Answering the question, “Why the DISCOs cannot clear their dues to IPPs?” helps in understanding the Gordian knot of circular debt. DISCOs are unable to clear their dues mainly due to huge line losses caused by primitive distribution system, electricity theft & partial recovery against utility bills, and most importantly due to delay in tariff notification National Electric Power Regulatory Authority (NEPRA) and subsidy payment agreed by government. The disastrous impact of this delay is not just in terms of opportunity cost. As such, it is woefully inadequate that the growing burden of the state’s inability to reform and recover for the power consumed is borne by compliant consumers. The repercussion is that with every IMF program and upwards revision in power tariffs, new surcharges and fees are added to already overburdened compliant consumers besides it is pertinent to mention the plight of E & P companies and refineries which had used their own cash to finance the liquidity crunch since they stood at the very top of this totem pole – energy supply chain. Consequently, this affects their growth strategies; which is likely to handicap state’s ability to meet its future energy needs.

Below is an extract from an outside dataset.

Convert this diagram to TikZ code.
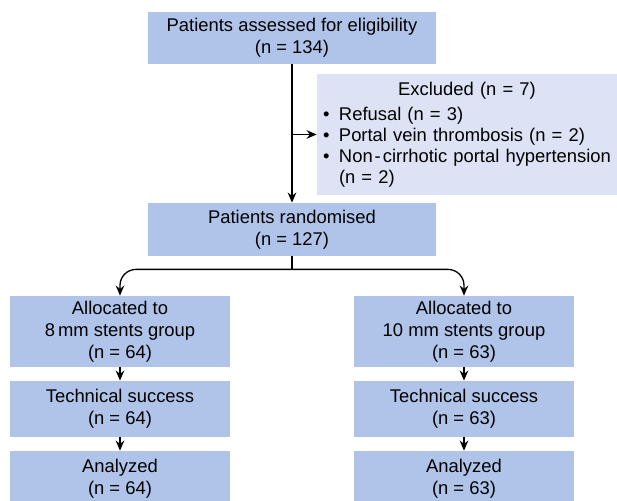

So, what is the magic bullet to overcome this dilemma? It’s need of the hour to introduce legislations and revise existing PPAs by incorporating aspects of competitive regulatory market structure with regard to power generation, transmission and distribution to the benefit of taxpayers, without dampening the investors’ confidence who stepped forward to the rescue of drowning power sector. The central government should control power losses, thefts and avoid duplication of efforts by working hand in glove with provinces and private partners in establishing law and order situation. Political think tanks should make efforts to divert fuel dependency of power plants to indigenous cheap renewable sources like solar, nuclear or wind, which would not only provide shield against foreign currency fluctuations but would also enhance the ability of state in meeting its growing future energy needs. Initially, the power plants were installed by anticipating the increased energy demand, however, targeted demand was not attained partly due to pandemic and inefficiencies of the state departments, so a well devised master plan needs to be implemented to stimulate domestic electricity demand by tapping true potential of manufacturing industry hence offsetting the adverse impact of fixed capacity payments. State departments need to come out of their ivory towers and demonstrate professionalism coupled with determination in cutting the Gordian knot of circular debt head-on rather than sweeping it under the rug. It’s never too late!!!